Truthfully, the days where I think myself to be suffocating and exceedingly stupid took up more days than the days where I thought about Han Joonwoo. Even so, I was still like this.
Han Joonwoo only threw a few words at me, who was sitting in a random chair, before going into the bathroom to wash up; during that time, I spent the time thinking about this and that. After a few minutes went by, Han Joonwoo’s phone rang. Han Joonwoo, who had washed up during that time and got out, picked up the phone that was left on his bed and threw it at me; I caught it. Then, I heard the voice of Han Joonwoo’s father on the other end.

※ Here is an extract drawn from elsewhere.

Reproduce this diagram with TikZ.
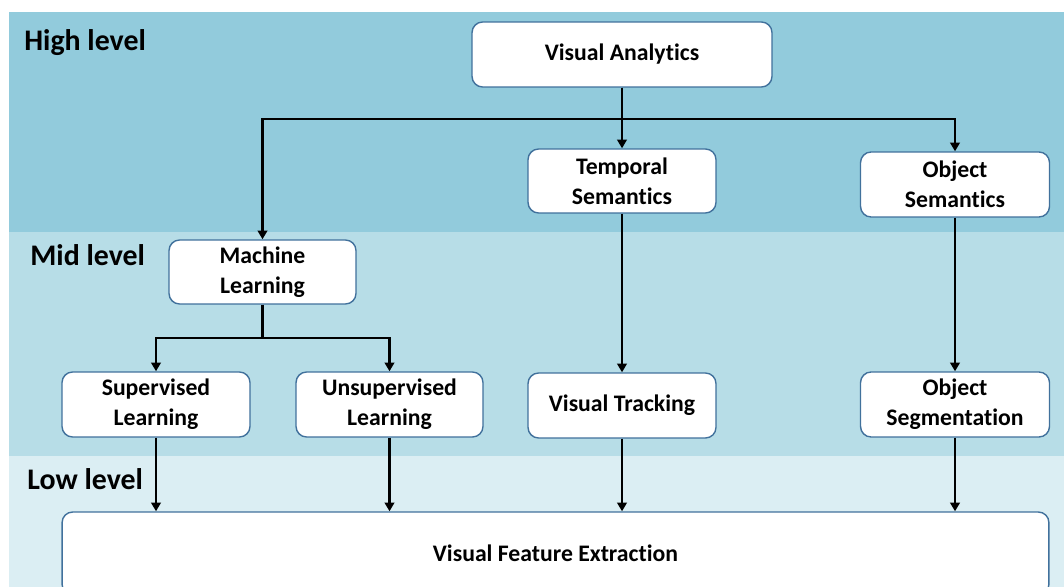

I cleared my voice. Just because I wanted to seem better.
“Yes, this is Jun.”
-Jun-ah? Are you perhaps with Joonwoo right now?
“Ah, yes.”
-Really? I guess this ahjussi was worried for nothing. I thought Joonwoo couldn’t get a grip on himself again and went around to play. Yeah. Our Jun-ie’s voice is very handsome too.
“Thank you.”
-It’s nothing. Are you doing well?
“Thanks to you. Is ahjussi doing well too?”
-Yeah, but the way you speak is so classy. It’d be nice if our Joonwoo could speak as prettily as you. That kid has no manners. Oh yeah, are you studying together with Joonwoo?
“Yes. It seems like Joonwoo forgot to contact you. We’ve been busy because exams are coming up soon.”
-Are you going to continue studying together then?
“Yes. He’ll continue to be with me.”
-Yeah, if that’s the case then I’m relieved. I feel relieved when he’s with you.
“Not at all.”
-No, if he’s with Jun-ie then he can’t do anything bad.
“It’s really nothing. Then, I’ll be going to school with Joonwoo.”
-Yeah, then take care. Keep being close with my son. Don’t fight.
“Yes, then, I’ll be hanging up.”
Lies came out with no trouble.
After hanging up, I threw the phone over to Han Joonwoo; Han Joonwoo thanked me with short words and wore his clothes. I turned my back on the spot and headed back home. Han Joonwoo said nothing to keep me from leaving. Just “see you later.” That was it.
It was natural. Our relationship was only to this extent. The situation in which you and I’s relationship seemed this realistic was this deep. And the reason I was walking so hurriedly was also for that reason.
So, on the way back, regrettably different from before, even my throat hurt. I hurried down from the elevator and roughly checked the name written on the license plate of the long-awaiting taxi before getting on. After blurting my home address, I hit my chest in order to calm down my indigestion.
“Student, is there something wrong?”
The driver, who kept glancing through the rear-view mirror, asked in a tone full of worry. Hearing those words, I beat on my chest that seemed to be bruised again and barely managed to speak, “No. It’s just that my upset stomach isn’t getting any better.”
“I have digestive medicine; do you want it?”
“It’s okay. There’s no need. I already had some, but I’m still like this.”
Then, the back of my head hit the seat.
Everything was a wreck after I caught the disease. My entire life was ruined. Being gay was both the subject of fear and ridicule, to the point where cursing gay people was often rampant amongst boys. Of course, I also said those things and agreed.
Because of that, the moment I realized I came to like a man during my first year of high school, I thought my life fell off a cliff. I thought it was the moment where everything I said came back to devour me. However, these events have since become nothing. I didn’t know I’d come to miss these many, hellish days.